I saw it hit the tree clearly, but I never saw it come down. As soon as the ball hit the tree, Tom and John’s cart was off like a rocket. I walked back and forth where I thought the ball could have been but no ball. To the uninitiated, one of the few genuine benefits of a cart is the ability to search for a ball over a large area. The problem was that the only cart on the 17th hole was parked near the green where, again, the boys were putting out.
The ball refused to show itself and I was seething yet again. I kept looking but somehow the ball had disappeared. The ball should have been easy to find. There was only short green grass and burned-out hardpan in the area. I slung my bag over my should and walked to the 18th tee to try to cool off. Right before I got there, Tom calls over to me. “Where are you?” I didn’t look back, I just said, “I have no idea.” and walked on.
Somehow, unbelievably, I repeated a variation of this feat on the 18th by hitting a low shot toward the green for my 3rd shot. Tom and John again sped off right after I hit the ball. They were walking around in the area where my ball should have been but rather than keep an eye out for it, they both set about with hitting their shots while I did my back and forth searching-for-a-ball act.
Now I was really burning. I thought to myself that playing with Tom and John was like playing with strangers who don’t like me. But, as soon as I said this to myself I realized how wrong that was. I’ve been playing golf with strangers for well over twenty years and even though I’ve been paired with some oddballs I have never played with anyone who didn’t think to offer help in finding a ball. Then again, my brothers aren’t strangers.
But, it’s important to say that it’s not that they don’t like me. It’s not like they’re trying to make a difficult game more difficult than it needs to be. They’re not uncaring, they’re not unkind, they’re simply oblivious to things an ordinary player would find obvious. And, I don’t have a fucking clue as to why this is true.
I am walking toward the 18th green with these thoughts coursing through my brain. As I drew closer to the green Tom asked me, “Where are you?”
Without a word, I tended the pin for first him and then John. As I put the pin back into the hole I thought to myself, I cannot do this to myself any more.

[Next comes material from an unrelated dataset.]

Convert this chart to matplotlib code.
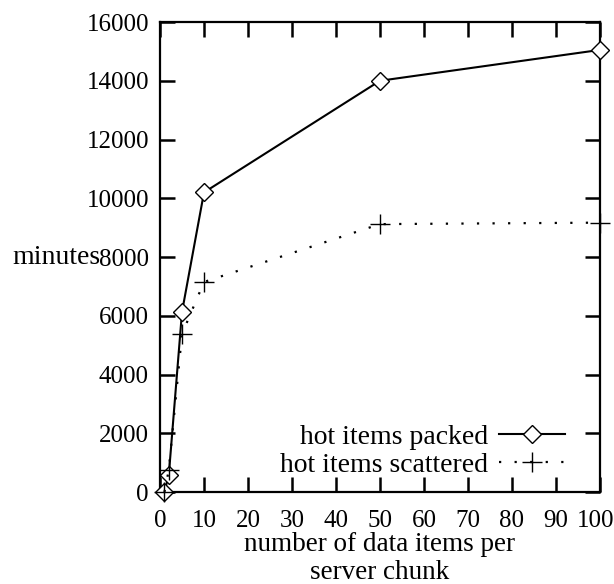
import matplotlib
matplotlib.use("Agg")
import matplotlib.pyplot as plt
import matplotlib.transforms as mtransforms

# data
chunk_sizes = [1, 2, 5, 10, 50, 100]
packed_minutes = [0, 580, 6130, 10200, 14000, 15050]
scattered_minutes = [0, 750, 5380, 7150, 9120, 9170]

x_ticks = list(range(0, 101, 10))
y_ticks = list(range(0, 16001, 2000))

plt.rcParams["font.family"] = ["Liberation Serif", "DejaVu Serif"]

fig = plt.figure(figsize=(6.14, 5.84), dpi=100)
ax = fig.add_axes([0.2606, 0.1575, 0.7164, 0.8048])

ax.plot(chunk_sizes, packed_minutes, color="black", linewidth=1.5,
        marker="D", markersize=9, markerfacecolor="white",
        markeredgecolor="black", markeredgewidth=1.0,
        label="hot items packed", clip_on=False, zorder=3)
ax.plot(chunk_sizes, scattered_minutes, color="black", linewidth=1.6,
        linestyle=(0, (1, 6)), marker="+", markersize=14,
        markeredgewidth=1.0, label="hot items scattered",
        clip_on=False, zorder=3)

ax.set_xlim(0, 100)
ax.set_ylim(0, 16000)
ax.set_xticks(x_ticks)
ax.set_yticks(y_ticks)
ax.tick_params(direction="in", length=11, width=1.8, top=True, right=True,
               labelsize=18)
ax.tick_params(axis="x", pad=13)
ax.tick_params(axis="y", pad=8)
for spine in ax.spines.values():
    spine.set_linewidth(1.6)

# keep the last x tick label inside the canvas
last_label = ax.get_xticklabels()[-1]
last_label.set_transform(last_label.get_transform() +
                         mtransforms.ScaledTranslation(-4 / 100, 0, fig.dpi_scale_trans))

ax.set_xlabel("number of data items per\nserver chunk", fontsize=19.5,
              linespacing=1.15, labelpad=0)
ax.set_ylabel("minutes", rotation=0, fontsize=20, ha="center", va="center")
ax.yaxis.set_label_coords(-0.236, 0.5)

ax.legend(loc="lower right", bbox_to_anchor=(0.92, 0.03), frameon=False,
          markerfirst=False, handlelength=2.35, fontsize=20,
          labelspacing=0.1, handletextpad=0.4, borderaxespad=0.0,
          borderpad=0.0)

fig.savefig("out.png", dpi=100)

We drove in different cars and I got to my mine first and drove off toward the Ojai Beverage Company where we like to have a beer and a burger after we play at Soule. The amazing thing is that we had a fine time. We talked about beers and politics and manufacturing jobs. There wasn’t so much as a hint of tension (and there never is). Those are good times I’m not willing to give up. What the twins lack as playing partners they more than make up for as dining companions. The challenge for me is to enjoy those times while avoiding playing golf with them. So, that’s what I have decided to do. I figure that once or twice a month I’ll drive out to meet them in Lancaster at Kinetic or up to Ojai to hang out with them at the OBC. That’s a plan I can live with. Just know that if I play golf with them again someone will get hurt and it won’t be me.